* BEGIN *

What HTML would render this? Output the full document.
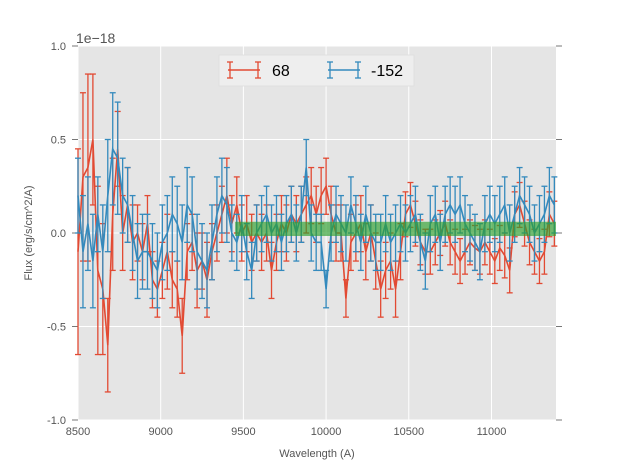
<!DOCTYPE html>
<html><head><meta charset="utf-8"><style>
body{margin:0;background:#fff;width:617px;height:467px;overflow:hidden;font-family:"Liberation Sans",sans-serif}
</style></head><body>
<svg id="chart" width="617" height="467" xmlns="http://www.w3.org/2000/svg" font-family="Liberation Sans, sans-serif">
</svg>
<script>
const redValues=[-0.1,0.3,0.35,0.5,-0.2,-0.3,-0.6,0.1,0.45,0.0,0.15,-0.05,0.0,-0.1,0.05,-0.25,-0.3,-0.2,-0.1,-0.25,-0.3,-0.55,-0.1,-0.05,-0.2,-0.15,-0.25,-0.1,0.0,0.1,0.2,0.05,0.15,0.0,0.05,-0.05,0.0,-0.05,0.0,-0.2,-0.05,0.05,0.0,0.1,0.05,0.1,0.15,0.2,0.1,0.2,0.25,0.1,0.0,0.0,-0.35,-0.05,0.0,0.05,-0.1,0.0,-0.15,-0.3,-0.2,-0.15,-0.3,-0.1,0.1,0.15,0.05,-0.05,-0.1,-0.1,-0.05,0.0,0.05,-0.05,-0.1,-0.15,-0.1,-0.05,-0.08,-0.1,-0.05,-0.1,-0.15,-0.08,-0.12,-0.2,0.1,0.15,0.05,-0.05,-0.1,-0.15,-0.1,0.1,0.05];
const redErrors=[0.55,0.45,0.5,0.35,0.45,0.35,0.25,0.3,0.2,0.2,0.2,0.2,0.15,0.15,0.15,0.15,0.15,0.15,0.2,0.15,0.15,0.2,0.15,0.15,0.2,0.15,0.2,0.15,0.15,0.15,0.2,0.15,0.15,0.15,0.15,0.15,0.15,0.15,0.15,0.15,0.15,0.15,0.15,0.15,0.15,0.15,0.15,0.15,0.15,0.15,0.15,0.15,0.15,0.15,0.1,0.15,0.15,0.15,0.15,0.15,0.15,0.15,0.15,0.15,0.15,0.15,0.12,0.12,0.12,0.12,0.12,0.12,0.12,0.12,0.12,0.12,0.12,0.12,0.12,0.12,0.12,0.12,0.12,0.12,0.12,0.12,0.12,0.12,0.12,0.12,0.12,0.12,0.12,0.12,0.12,0.12,0.12];
const blueValues=[0.2,-0.1,0.05,-0.15,0.1,-0.1,0.2,0.45,0.4,0.2,0.15,0.0,-0.15,-0.1,-0.1,-0.15,-0.2,-0.05,0.0,0.1,0.05,-0.05,0.15,0.1,-0.1,-0.15,-0.2,-0.05,0.1,0.2,0.15,0.0,-0.05,0.05,-0.1,-0.2,0.0,0.05,0.1,0.0,0.05,-0.05,0.05,0.1,0.0,0.1,0.35,0.0,-0.05,-0.05,-0.3,0.0,0.1,0.05,0.0,0.15,0.05,-0.05,0.1,0.0,-0.05,-0.05,0.05,-0.05,0.0,0.05,0.0,0.05,0.1,-0.05,-0.15,0.05,0.1,-0.05,0.1,0.15,0.1,0.15,0.05,0.0,-0.05,-0.1,0.05,0.1,0.05,0.1,0.15,0.0,0.1,0.2,0.15,0.1,0.0,0.05,0.1,0.2,0.15];
const blueErrors=[0.2,0.3,0.25,0.25,0.2,0.25,0.3,0.3,0.3,0.2,0.2,0.2,0.2,0.2,0.2,0.2,0.2,0.2,0.2,0.2,0.2,0.2,0.2,0.2,0.2,0.2,0.2,0.2,0.2,0.2,0.2,0.15,0.15,0.15,0.15,0.15,0.15,0.15,0.15,0.15,0.15,0.15,0.15,0.15,0.15,0.15,0.15,0.15,0.15,0.15,0.1,0.15,0.15,0.15,0.15,0.15,0.15,0.15,0.15,0.15,0.15,0.15,0.15,0.15,0.15,0.15,0.15,0.15,0.15,0.15,0.15,0.15,0.15,0.15,0.15,0.15,0.15,0.15,0.15,0.15,0.15,0.15,0.15,0.15,0.15,0.15,0.15,0.15,0.15,0.15,0.15,0.15,0.15,0.15,0.15,0.15,0.15];
const xStart=8500, xStep=30;
const xTicks=[8500,9000,9500,10000,10500,11000];
const xTickLabels=["8500","9000","9500","10000","10500","11000"];
const yTicks=[-1,-0.5,0,0.5,1];
const yTickLabels=["-1.0","-0.5","0.0","0.5","1.0"];
const band=[9450,11400,-0.016,0.06];

const L=78,R=556,T=46,B=420,XMIN=8500,XMAX=11390;
const sx=v=>L+(v-XMIN)/(XMAX-XMIN)*(R-L);
const sy=v=>T+(1-v)/2*(B-T);
const svg=document.getElementById('chart');
const NS="http://www.w3.org/2000/svg";
function mk(tag,attrs,parent){const e=document.createElementNS(NS,tag);for(const k in attrs)e.setAttribute(k,attrs[k]);(parent||svg).appendChild(e);return e;}

let e=mk('rect',{x:L,y:T,width:R-L,height:B-T,fill:'#e5e5e5'});


xTicks.forEach((t,i)=>{
  let g=mk('line',{x1:sx(t),x2:sx(t),y1:T,y2:B,stroke:'#fff','stroke-width':1});
  
  
  let tx=mk('text',{x:sx(t),y:B+15,'font-size':11,fill:'#555','text-anchor':'middle'});
  tx.textContent=xTickLabels[i];
  
  
});
yTicks.forEach((t,i)=>{
  let g=mk('line',{x1:L,x2:R,y1:sy(t),y2:sy(t),stroke:'#fff','stroke-width':1});
  
  
  mk('line',{x1:L-6,x2:L,y1:sy(t),y2:sy(t),stroke:'#777','stroke-width':1});
  mk('line',{x1:R,x2:R+6,y1:sy(t),y2:sy(t),stroke:'#777','stroke-width':1});
  let tx=mk('text',{x:L-12,y:sy(t)+4,'font-size':11,fill:'#555','text-anchor':'end'});
  tx.textContent=yTickLabels[i];
  
  
});
function series(vals,errs,color,name){
  const g=mk('g',{});
  
  
  vals.forEach((v,i)=>{
    const x=sx(xStart+i*xStep),e=errs[i];
    mk('line',{x1:x,x2:x,y1:sy(v+e),y2:sy(v-e),stroke:color,'stroke-width':1.3},g);
    mk('line',{x1:x-3,x2:x+3,y1:sy(v+e),y2:sy(v+e),stroke:color,'stroke-width':1.3},g);
    mk('line',{x1:x-3,x2:x+3,y1:sy(v-e),y2:sy(v-e),stroke:color,'stroke-width':1.3},g);
  });
  const pts=vals.map((v,i)=>sx(xStart+i*xStep).toFixed(1)+','+sy(v).toFixed(1)).join(' ');
  mk('polyline',{points:pts,fill:'none',stroke:color,'stroke-width':1.6},g);
}
series(redValues,redErrors,'#E24A33','series-68');
series(blueValues,blueErrors,'#348ABD','series-minus-152');
e=mk('rect',{x:sx(band[0]),y:sy(band[3]),width:R-sx(band[0]),height:sy(band[2])-sy(band[3]),fill:'#2ca02c','fill-opacity':0.65});



let t=mk('text',{x:76,y:43,'font-size':14,fill:'#555'});t.textContent='1e\u221218';


t=mk('text',{x:(L+R)/2,y:457,'font-size':11,fill:'#555','text-anchor':'middle'});t.textContent='Wavelength (A)';


t=mk('text',{x:0,y:0,'font-size':11,fill:'#555','text-anchor':'middle',transform:'translate(32,233) rotate(-90)'});t.textContent='Flux (erg/s/cm^2/A)';



const lg=mk('g',{});


mk('rect',{x:219,y:55,width:195,height:31,fill:'#eeeeee',stroke:'#ddd','stroke-width':0.8},lg);
[['#E24A33','68',228,272],['#348ABD','-152',328,371]].forEach(([c,l,x0,tx])=>{
  const y=70;
  const en=mk('g',{},lg);
  
  
  mk('line',{x1:x0,x2:x0+32,y1:y,y2:y,stroke:c,'stroke-width':1.6},en);
  mk('line',{x1:x0+2,x2:x0+2,y1:y-8,y2:y+8,stroke:c,'stroke-width':1.3},en);
  mk('line',{x1:x0+30,x2:x0+30,y1:y-8,y2:y+8,stroke:c,'stroke-width':1.3},en);
  [x0+2,x0+30].forEach(xx=>{mk('line',{x1:xx-3,x2:xx+3,y1:y-8,y2:y-8,stroke:c,'stroke-width':1.3},en);mk('line',{x1:xx-3,x2:xx+3,y1:y+8,y2:y+8,stroke:c,'stroke-width':1.3},en);});
  const tt=mk('text',{x:tx,y:y+6,'font-size':16,fill:'#000'},en);tt.textContent=l;
});
</script>
</body></html>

* END *

Filter lines by "document" and return each hit.

What HTML would render this? Output the full document.
const svg=document.getElementById('chart');
function mk(tag,attrs,parent){const e=document.createElementNS(NS,tag);for(const k in attrs)e.setAttribute(k,attrs[k]);(parent||svg).appendChild(e);return e;}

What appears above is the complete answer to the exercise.